MATERIAL ->
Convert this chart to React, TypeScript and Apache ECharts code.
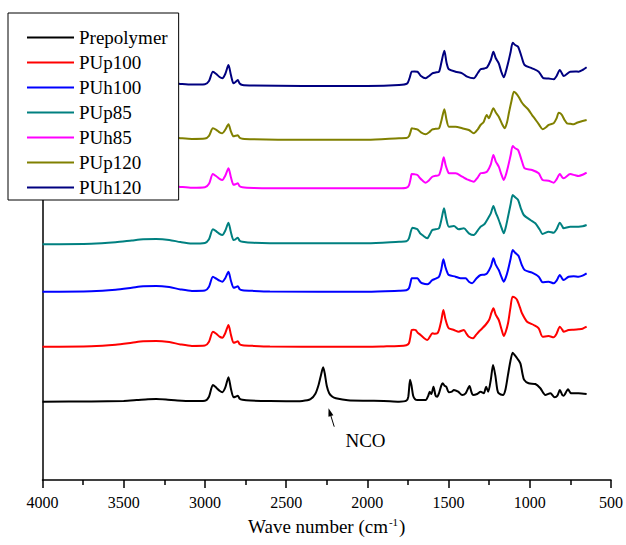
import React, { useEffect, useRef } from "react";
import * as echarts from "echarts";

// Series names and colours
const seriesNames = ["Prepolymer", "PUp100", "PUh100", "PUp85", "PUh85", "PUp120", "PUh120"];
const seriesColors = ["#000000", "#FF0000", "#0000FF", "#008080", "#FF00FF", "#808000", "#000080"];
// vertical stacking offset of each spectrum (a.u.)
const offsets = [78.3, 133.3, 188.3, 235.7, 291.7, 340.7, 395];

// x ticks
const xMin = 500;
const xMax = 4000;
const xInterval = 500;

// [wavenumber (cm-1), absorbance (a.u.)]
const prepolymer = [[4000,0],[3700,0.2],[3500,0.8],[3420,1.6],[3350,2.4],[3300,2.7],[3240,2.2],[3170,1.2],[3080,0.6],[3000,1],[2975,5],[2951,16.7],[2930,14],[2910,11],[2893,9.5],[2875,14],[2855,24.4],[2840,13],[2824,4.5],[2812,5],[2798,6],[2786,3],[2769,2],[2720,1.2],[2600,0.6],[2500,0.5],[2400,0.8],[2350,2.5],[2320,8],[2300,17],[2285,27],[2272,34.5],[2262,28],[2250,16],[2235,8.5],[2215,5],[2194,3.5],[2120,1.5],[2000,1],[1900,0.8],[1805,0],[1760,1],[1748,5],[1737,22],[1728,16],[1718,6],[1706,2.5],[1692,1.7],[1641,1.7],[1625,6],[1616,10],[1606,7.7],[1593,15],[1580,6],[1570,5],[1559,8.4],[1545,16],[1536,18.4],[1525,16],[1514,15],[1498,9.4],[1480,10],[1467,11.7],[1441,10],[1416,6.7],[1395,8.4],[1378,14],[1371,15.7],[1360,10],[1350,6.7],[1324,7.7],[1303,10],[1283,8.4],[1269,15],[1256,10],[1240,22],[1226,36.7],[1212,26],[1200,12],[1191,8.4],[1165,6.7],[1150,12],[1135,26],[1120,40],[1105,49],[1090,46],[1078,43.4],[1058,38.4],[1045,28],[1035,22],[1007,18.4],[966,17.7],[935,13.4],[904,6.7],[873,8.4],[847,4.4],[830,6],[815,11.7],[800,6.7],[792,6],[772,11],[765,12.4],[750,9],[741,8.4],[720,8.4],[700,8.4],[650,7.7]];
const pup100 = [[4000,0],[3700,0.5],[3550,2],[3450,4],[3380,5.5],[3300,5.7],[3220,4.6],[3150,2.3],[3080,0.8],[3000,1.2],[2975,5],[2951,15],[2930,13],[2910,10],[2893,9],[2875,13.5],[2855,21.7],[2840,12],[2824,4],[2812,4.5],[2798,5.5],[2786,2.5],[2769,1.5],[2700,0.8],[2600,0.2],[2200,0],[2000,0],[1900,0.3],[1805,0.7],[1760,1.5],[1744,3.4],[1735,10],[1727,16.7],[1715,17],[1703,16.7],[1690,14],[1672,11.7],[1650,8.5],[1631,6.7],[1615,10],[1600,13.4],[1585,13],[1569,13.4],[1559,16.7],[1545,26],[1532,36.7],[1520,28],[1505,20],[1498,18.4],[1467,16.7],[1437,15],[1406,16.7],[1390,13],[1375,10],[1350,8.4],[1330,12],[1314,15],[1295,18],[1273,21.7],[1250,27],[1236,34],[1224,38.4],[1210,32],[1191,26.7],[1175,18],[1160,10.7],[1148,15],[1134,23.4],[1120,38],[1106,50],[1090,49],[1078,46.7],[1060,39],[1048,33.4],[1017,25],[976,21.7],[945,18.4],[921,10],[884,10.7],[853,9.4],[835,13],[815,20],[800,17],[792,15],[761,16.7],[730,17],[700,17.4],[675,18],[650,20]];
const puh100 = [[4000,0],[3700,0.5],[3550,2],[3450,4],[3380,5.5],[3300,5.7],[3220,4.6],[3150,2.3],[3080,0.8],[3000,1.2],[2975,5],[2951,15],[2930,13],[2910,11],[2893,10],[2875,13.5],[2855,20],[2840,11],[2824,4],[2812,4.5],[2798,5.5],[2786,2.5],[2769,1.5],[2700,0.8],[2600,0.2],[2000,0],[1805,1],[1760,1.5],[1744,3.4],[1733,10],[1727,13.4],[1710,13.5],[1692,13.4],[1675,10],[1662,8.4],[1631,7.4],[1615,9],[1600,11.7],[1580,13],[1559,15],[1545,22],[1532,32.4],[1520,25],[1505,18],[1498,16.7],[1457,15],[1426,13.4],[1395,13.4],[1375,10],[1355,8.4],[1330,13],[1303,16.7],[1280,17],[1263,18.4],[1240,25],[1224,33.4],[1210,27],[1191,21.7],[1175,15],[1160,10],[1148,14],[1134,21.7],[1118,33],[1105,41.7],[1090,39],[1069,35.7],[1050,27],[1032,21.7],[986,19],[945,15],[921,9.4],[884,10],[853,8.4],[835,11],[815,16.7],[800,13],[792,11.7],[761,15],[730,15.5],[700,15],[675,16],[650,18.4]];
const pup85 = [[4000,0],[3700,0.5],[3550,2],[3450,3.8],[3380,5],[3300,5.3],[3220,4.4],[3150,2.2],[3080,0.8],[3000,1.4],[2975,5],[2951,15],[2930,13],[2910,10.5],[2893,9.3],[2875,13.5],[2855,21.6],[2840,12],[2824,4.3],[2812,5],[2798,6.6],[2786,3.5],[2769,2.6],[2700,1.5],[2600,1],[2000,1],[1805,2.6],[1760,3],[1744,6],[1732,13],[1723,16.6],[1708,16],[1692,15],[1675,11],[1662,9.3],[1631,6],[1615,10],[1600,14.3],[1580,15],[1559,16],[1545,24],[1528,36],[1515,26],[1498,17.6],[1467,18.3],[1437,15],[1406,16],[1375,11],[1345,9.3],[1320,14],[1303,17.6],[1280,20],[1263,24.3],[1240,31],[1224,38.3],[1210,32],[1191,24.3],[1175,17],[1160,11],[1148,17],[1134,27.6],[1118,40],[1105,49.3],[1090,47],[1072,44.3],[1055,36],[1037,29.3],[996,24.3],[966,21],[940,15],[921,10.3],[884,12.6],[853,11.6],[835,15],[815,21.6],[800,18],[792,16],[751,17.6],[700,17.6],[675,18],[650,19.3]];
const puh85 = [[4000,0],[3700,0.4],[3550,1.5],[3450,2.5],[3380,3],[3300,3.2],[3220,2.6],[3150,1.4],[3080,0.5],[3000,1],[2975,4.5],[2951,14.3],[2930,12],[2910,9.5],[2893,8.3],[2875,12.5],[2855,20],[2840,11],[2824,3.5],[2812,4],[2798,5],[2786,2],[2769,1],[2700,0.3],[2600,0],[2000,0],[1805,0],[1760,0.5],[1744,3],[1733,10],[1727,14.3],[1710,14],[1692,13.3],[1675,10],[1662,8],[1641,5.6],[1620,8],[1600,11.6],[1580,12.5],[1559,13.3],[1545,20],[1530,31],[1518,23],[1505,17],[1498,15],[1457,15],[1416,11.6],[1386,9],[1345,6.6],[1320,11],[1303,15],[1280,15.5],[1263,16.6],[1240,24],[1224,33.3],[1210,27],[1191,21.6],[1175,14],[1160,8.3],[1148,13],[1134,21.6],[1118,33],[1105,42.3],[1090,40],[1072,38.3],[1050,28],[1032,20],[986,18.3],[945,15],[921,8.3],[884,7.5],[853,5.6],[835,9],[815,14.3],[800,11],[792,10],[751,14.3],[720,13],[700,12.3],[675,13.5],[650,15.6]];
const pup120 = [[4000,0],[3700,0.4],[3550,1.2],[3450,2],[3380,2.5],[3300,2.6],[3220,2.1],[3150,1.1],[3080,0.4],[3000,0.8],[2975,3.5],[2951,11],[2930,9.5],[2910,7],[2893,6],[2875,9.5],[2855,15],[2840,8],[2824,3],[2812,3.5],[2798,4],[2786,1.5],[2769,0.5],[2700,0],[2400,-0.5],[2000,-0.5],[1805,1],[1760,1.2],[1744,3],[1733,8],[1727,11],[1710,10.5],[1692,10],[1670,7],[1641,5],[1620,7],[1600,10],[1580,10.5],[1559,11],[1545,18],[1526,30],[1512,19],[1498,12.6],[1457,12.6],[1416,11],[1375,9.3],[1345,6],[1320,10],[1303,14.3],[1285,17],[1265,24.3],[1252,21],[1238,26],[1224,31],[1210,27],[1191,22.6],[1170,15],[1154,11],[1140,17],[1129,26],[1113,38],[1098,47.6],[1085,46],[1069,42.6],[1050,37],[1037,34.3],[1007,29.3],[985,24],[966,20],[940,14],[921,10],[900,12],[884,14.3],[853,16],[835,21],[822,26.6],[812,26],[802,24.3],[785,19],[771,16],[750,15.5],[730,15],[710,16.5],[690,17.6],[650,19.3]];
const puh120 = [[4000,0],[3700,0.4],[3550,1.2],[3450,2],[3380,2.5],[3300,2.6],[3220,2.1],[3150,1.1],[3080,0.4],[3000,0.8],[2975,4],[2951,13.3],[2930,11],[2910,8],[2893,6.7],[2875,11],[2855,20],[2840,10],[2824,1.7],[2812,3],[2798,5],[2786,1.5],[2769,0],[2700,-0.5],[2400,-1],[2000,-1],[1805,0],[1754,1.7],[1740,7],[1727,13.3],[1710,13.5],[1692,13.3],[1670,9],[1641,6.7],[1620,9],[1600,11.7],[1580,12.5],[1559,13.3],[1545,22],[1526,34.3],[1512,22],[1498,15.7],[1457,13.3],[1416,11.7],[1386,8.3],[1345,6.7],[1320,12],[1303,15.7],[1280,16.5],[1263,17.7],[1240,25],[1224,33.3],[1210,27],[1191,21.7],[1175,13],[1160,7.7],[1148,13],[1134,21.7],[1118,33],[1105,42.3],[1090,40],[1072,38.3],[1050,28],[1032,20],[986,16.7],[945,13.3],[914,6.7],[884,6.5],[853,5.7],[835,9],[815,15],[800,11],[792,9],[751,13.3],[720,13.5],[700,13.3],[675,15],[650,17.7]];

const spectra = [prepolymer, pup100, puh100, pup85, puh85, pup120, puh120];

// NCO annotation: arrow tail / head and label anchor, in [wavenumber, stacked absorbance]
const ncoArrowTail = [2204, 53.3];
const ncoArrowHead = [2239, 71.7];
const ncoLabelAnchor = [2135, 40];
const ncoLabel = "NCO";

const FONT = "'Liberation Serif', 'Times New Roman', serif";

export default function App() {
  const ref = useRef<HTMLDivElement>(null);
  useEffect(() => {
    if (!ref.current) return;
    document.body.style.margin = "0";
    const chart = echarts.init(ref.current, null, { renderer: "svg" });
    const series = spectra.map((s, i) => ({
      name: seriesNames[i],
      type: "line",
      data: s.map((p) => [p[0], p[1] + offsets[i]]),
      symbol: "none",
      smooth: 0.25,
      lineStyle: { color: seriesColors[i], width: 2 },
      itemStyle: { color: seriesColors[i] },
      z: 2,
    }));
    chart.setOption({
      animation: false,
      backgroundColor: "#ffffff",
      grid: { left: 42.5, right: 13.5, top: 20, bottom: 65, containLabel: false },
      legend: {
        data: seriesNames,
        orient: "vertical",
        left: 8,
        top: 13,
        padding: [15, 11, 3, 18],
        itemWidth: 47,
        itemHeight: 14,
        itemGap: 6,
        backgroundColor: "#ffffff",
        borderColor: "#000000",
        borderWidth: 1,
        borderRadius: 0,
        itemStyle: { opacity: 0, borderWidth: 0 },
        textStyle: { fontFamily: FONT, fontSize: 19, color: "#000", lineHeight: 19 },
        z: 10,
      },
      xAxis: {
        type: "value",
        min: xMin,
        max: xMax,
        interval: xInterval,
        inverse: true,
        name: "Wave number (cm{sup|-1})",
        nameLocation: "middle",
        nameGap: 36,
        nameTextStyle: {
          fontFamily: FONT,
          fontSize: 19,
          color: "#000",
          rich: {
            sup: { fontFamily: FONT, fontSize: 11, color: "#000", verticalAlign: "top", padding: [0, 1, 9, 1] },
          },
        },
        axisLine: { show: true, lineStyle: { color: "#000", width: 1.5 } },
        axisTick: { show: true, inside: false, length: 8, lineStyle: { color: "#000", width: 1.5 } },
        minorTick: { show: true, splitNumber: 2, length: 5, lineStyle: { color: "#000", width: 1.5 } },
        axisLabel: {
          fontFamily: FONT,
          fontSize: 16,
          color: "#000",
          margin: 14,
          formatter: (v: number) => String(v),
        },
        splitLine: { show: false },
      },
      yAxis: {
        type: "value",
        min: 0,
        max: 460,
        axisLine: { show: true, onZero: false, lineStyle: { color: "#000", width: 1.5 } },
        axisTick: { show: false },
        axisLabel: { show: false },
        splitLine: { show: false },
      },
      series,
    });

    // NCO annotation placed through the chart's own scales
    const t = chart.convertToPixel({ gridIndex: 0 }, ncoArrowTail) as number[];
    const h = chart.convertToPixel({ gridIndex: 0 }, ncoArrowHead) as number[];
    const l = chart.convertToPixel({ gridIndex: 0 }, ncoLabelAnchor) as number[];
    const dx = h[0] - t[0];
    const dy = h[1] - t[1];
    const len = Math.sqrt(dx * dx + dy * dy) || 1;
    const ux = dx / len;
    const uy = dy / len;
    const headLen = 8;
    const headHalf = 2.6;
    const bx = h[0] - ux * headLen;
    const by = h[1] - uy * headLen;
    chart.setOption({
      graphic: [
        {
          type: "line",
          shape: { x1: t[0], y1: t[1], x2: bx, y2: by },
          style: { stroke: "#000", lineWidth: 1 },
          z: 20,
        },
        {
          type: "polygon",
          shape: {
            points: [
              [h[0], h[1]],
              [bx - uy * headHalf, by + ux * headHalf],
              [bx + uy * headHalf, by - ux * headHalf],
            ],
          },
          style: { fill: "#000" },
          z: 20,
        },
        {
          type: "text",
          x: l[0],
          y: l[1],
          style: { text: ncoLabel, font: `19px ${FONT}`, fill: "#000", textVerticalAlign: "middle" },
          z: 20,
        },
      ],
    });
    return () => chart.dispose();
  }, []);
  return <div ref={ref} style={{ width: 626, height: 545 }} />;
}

WHAT TO PRODUCE ->
Repeat the lines above, starting at the first and stopping after the line that holds "const xInterval = 500;", with the pictures left out.

THE RESULT ->
Convert this chart to React, TypeScript and Apache ECharts code.
import React, { useEffect, useRef } from "react";
import * as echarts from "echarts";

// Series names and colours
const seriesNames = ["Prepolymer", "PUp100", "PUh100", "PUp85", "PUh85", "PUp120", "PUh120"];
const seriesColors = ["#000000", "#FF0000", "#0000FF", "#008080", "#FF00FF", "#808000", "#000080"];
// vertical stacking offset of each spectrum (a.u.)
const offsets = [78.3, 133.3, 188.3, 235.7, 291.7, 340.7, 395];

// x ticks
const xMin = 500;
const xMax = 4000;
const xInterval = 500;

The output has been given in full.